*Exercise prompt:* Retype the data exactly, from its first line to the line containing "2.3, 2.4, 2.5]", including both, and skip any picture.

╭──

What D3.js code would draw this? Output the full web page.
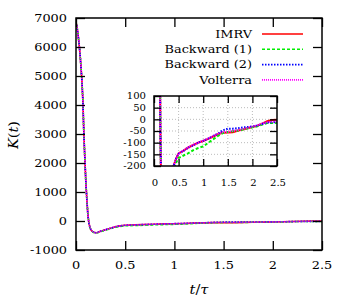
<!DOCTYPE html>
<html>
<head>
<meta charset="utf-8">
<script src="https://cdn.jsdelivr.net/npm/d3@7"></script>
<style>
  body { margin: 0; background: #fff; }
  svg { display: block; }
  text { font-family: 'DejaVu Serif', serif; }
</style>
</head>
<body>
<div id="chart"></div>
<script>
// time grid (t / tau)
const tVals = [0, 0.01, 0.02, 0.03, 0.04, 0.05, 0.06, 0.07, 0.08, 0.09, 0.1, 0.11, 0.12, 0.13, 0.14,
  0.15, 0.16, 0.18, 0.2, 0.22, 0.25, 0.3, 0.35, 0.4, 0.45, 0.5, 0.6, 0.7, 0.8, 0.9, 1.0,
  1.1, 1.2, 1.3, 1.4, 1.5, 1.6, 1.7, 1.8, 1.9, 2.0, 2.1, 2.2, 2.3, 2.4, 2.5]

// K(t) for each method
const imrv = [6850, 6700, 6450, 6150, 5800, 5350, 4850, 4150, 3000, 2150, 1350, 750, 250, -50, -200,
  -290, -340, -390, -405, -395, -350, -300, -250, -198, -168, -146, -134, -120, -110, -100, -93,
  -84, -74, -64, -57, -56, -55, -49, -44, -38, -33, -28, -18, -8, -3, -2]
const backward1 = [6850, 6700, 6450, 6150, 5800, 5350, 4850, 4150, 3000, 2150, 1350, 750, 250, -50, -210,
  -300, -350, -400, -415, -405, -365, -315, -262, -215, -185, -166, -155, -145, -132, -123, -116,
  -101, -86, -71, -59, -54, -51, -48, -44, -39, -34, -30, -22, -16, -16, -15]
const backward2 = [6850, 6700, 6450, 6150, 5800, 5350, 4850, 4150, 3000, 2150, 1350, 750, 250, -50, -200,
  -290, -340, -390, -405, -395, -350, -300, -250, -198, -168, -147, -135, -121, -111, -100, -92,
  -83, -72, -61, -47, -40, -40, -38, -35, -33, -30, -27, -20, -14, -13, -12]
const volterra = [6850, 6700, 6450, 6150, 5800, 5350, 4850, 4150, 3000, 2150, 1350, 750, 250, -50, -200,
  -290, -340, -390, -405, -395, -350, -300, -250, -198, -168, -145, -133, -119, -109, -99, -92,
  -82, -71, -62, -55, -53, -50, -46, -42, -37, -31, -26, -17, -12, -10, -9]

const seriesNames = ['IMRV', 'Backward (1)', 'Backward (2)', 'Volterra']
const seriesValues = [imrv, backward1, backward2, volterra]

const xTicks = [0, 0.5, 1, 1.5, 2, 2.5]
const yTicks = [-1000, 0, 1000, 2000, 3000, 4000, 5000, 6000, 7000]
const insetYTicks = [-200, -150, -100, -50, 0, 50, 100]

const styles = [
  { color: '#ff0000', dash: null, w: 1.6 },
  { color: '#00ee00', dash: '3,2', w: 1.6 },
  { color: '#0000ff', dash: '1.5,1.5', w: 1.6 },
  { color: '#ff00ff', dash: '1,1', w: 1.6 }
]

const width = 350, height = 300
const svg = d3.select('#chart').append('svg')
  .attr('width', width).attr('height', height)

const SX = 1.12

// slightly stretched text, like the LaTeX labels in the reference
function label(g, x, y, str, size, anchor) {
  return g.append('text')
    .attr('transform', `translate(${x},${y}) scale(${SX},1)`)
    .attr('text-anchor', anchor || 'middle')
    .attr('dominant-baseline', 'central')
    .attr('font-size', size)
    .attr('fill', '#000')
    .text(str)
}

const fmt = d => String(d)

// ---------- main plot ----------
const x = d3.scaleLinear().domain([0, 2.5]).range([76, 322])
const y = d3.scaleLinear().domain([-1000, 7000]).range([250, 18])

svg.append('clipPath').attr('id', 'clipMain')
  .append('rect').attr('x', 76).attr('y', 18).attr('width', 246).attr('height', 232)

const line = d3.line().x(d => x(d[0])).y(d => y(d[1]))
const main = svg.append('g').attr('clip-path', 'url(#clipMain)')
seriesValues.forEach((vals, i) => {
  main.append('path')
    .datum(tVals.map((t, j) => [t, vals[j]]))
    .attr('d', line)
    .attr('fill', 'none')
    .attr('stroke', styles[i].color)
    .attr('stroke-width', styles[i].w)
    .attr('stroke-dasharray', styles[i].dash)
})

// inward ticks on all four sides
function ticks(g, axis, tr) {
  const a = g.append('g').attr('transform', tr).call(axis)
  a.select('.domain').remove()
  a.selectAll('line').attr('stroke', '#000').attr('stroke-width', 1.3)
  a.selectAll('text').remove()
}
ticks(svg, d3.axisLeft(y).tickValues(yTicks).tickSize(-9), 'translate(76,0)')
ticks(svg, d3.axisRight(y).tickValues(yTicks).tickSize(-9), 'translate(322,0)')
ticks(svg, d3.axisBottom(x).tickValues(xTicks).tickSize(-9), 'translate(0,250)')
ticks(svg, d3.axisTop(x).tickValues(xTicks).tickSize(-9), 'translate(0,18)')

svg.append('rect').attr('x', 76).attr('y', 18).attr('width', 246).attr('height', 232)
  .attr('fill', 'none').attr('stroke', '#000').attr('stroke-width', 1.5)

yTicks.forEach(v => label(svg, 67, y(v), fmt(v), 11.5, 'end'))
xTicks.forEach(v => label(svg, x(v), 265, fmt(v), 11.5, 'middle'))

// axis titles
const xt = svg.append('text')
  .attr('transform', `translate(199,289) scale(${SX},1)`)
  .attr('text-anchor', 'middle').attr('dominant-baseline', 'central')
  .attr('font-size', 13)
xt.append('tspan').attr('font-style', 'italic').text('t')
xt.append('tspan').text('/')
xt.append('tspan').attr('font-style', 'italic').text('τ')

const yt = svg.append('text')
  .attr('transform', `translate(13,135) rotate(-90) scale(${SX},1)`)
  .attr('text-anchor', 'middle').attr('dominant-baseline', 'central')
  .attr('font-size', 13)
yt.append('tspan').attr('font-style', 'italic').text('K')
yt.append('tspan').text('(')
yt.append('tspan').attr('font-style', 'italic').text('t')
yt.append('tspan').text(')')

// ---------- legend ----------
const legend = svg.append('g')
seriesNames.forEach((name, i) => {
  const ly = 34 + i * 15.3
  label(legend, 252, ly, name, 11.5, 'end')
  legend.append('line')
    .attr('x1', 262).attr('x2', 303).attr('y1', ly).attr('y2', ly)
    .attr('stroke', styles[i].color)
    .attr('stroke-width', styles[i].w)
    .attr('stroke-dasharray', styles[i].dash)
})

// ---------- inset ----------
const xi = d3.scaleLinear().domain([0, 2.5]).range([154, 277])
const yi = d3.scaleLinear().domain([-200, 100]).range([166, 96])

const inset = svg.append('g')
inset.append('rect').attr('x', 154).attr('y', 96).attr('width', 123).attr('height', 70)
  .attr('fill', '#fff')

// dotted grid
const grid = inset.append('g')
xTicks.slice(1, -1).forEach(v => grid.append('line')
  .attr('x1', xi(v)).attr('x2', xi(v)).attr('y1', 96).attr('y2', 166))
insetYTicks.slice(1, -1).forEach(v => grid.append('line')
  .attr('x1', 154).attr('x2', 277).attr('y1', yi(v)).attr('y2', yi(v)))
grid.selectAll('line').attr('stroke', '#aaa').attr('stroke-width', 0.8)
  .attr('stroke-dasharray', '1,2')

inset.append('clipPath').attr('id', 'clipInset')
  .append('rect').attr('x', 154).attr('y', 96).attr('width', 123).attr('height', 70)

const lineI = d3.line().x(d => xi(d[0])).y(d => yi(d[1]))
const insetLines = inset.append('g').attr('clip-path', 'url(#clipInset)')
seriesValues.forEach((vals, i) => {
  insetLines.append('path')
    .datum(tVals.map((t, j) => [t, vals[j]]))
    .attr('d', lineI)
    .attr('fill', 'none')
    .attr('stroke', styles[i].color)
    .attr('stroke-width', styles[i].w + 0.4)
    .attr('stroke-dasharray', styles[i].dash)
})

function ticksI(axis, tr) {
  const a = inset.append('g').attr('transform', tr).call(axis)
  a.select('.domain').remove()
  a.selectAll('line').attr('stroke', '#000').attr('stroke-width', 1.3)
  a.selectAll('text').remove()
}
ticksI(d3.axisLeft(yi).tickValues(insetYTicks).tickSize(-7), 'translate(154,0)')
ticksI(d3.axisRight(yi).tickValues(insetYTicks).tickSize(-7), 'translate(277,0)')
ticksI(d3.axisBottom(xi).tickValues(xTicks).tickSize(-7), 'translate(0,166)')
ticksI(d3.axisTop(xi).tickValues(xTicks).tickSize(-7), 'translate(0,96)')

inset.append('rect').attr('x', 154).attr('y', 96).attr('width', 123).attr('height', 70)
  .attr('fill', 'none').attr('stroke', '#000').attr('stroke-width', 1.5)

insetYTicks.forEach(v => label(inset, 146, yi(v), fmt(v), 9, 'end'))
xTicks.forEach(v => label(inset, xi(v) + 1, 183, fmt(v), 9, 'middle'))
</script>
</body>
</html>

╰──

*Finished task:*
What D3.js code would draw this? Output the full web page.
<!DOCTYPE html>
<html>
<head>
<meta charset="utf-8">
<script src="https://cdn.jsdelivr.net/npm/d3@7"></script>
<style>
  body { margin: 0; background: #fff; }
  svg { display: block; }
  text { font-family: 'DejaVu Serif', serif; }
</style>
</head>
<body>
<div id="chart"></div>
<script>
// time grid (t / tau)
const tVals = [0, 0.01, 0.02, 0.03, 0.04, 0.05, 0.06, 0.07, 0.08, 0.09, 0.1, 0.11, 0.12, 0.13, 0.14,
  0.15, 0.16, 0.18, 0.2, 0.22, 0.25, 0.3, 0.35, 0.4, 0.45, 0.5, 0.6, 0.7, 0.8, 0.9, 1.0,
  1.1, 1.2, 1.3, 1.4, 1.5, 1.6, 1.7, 1.8, 1.9, 2.0, 2.1, 2.2, 2.3, 2.4, 2.5]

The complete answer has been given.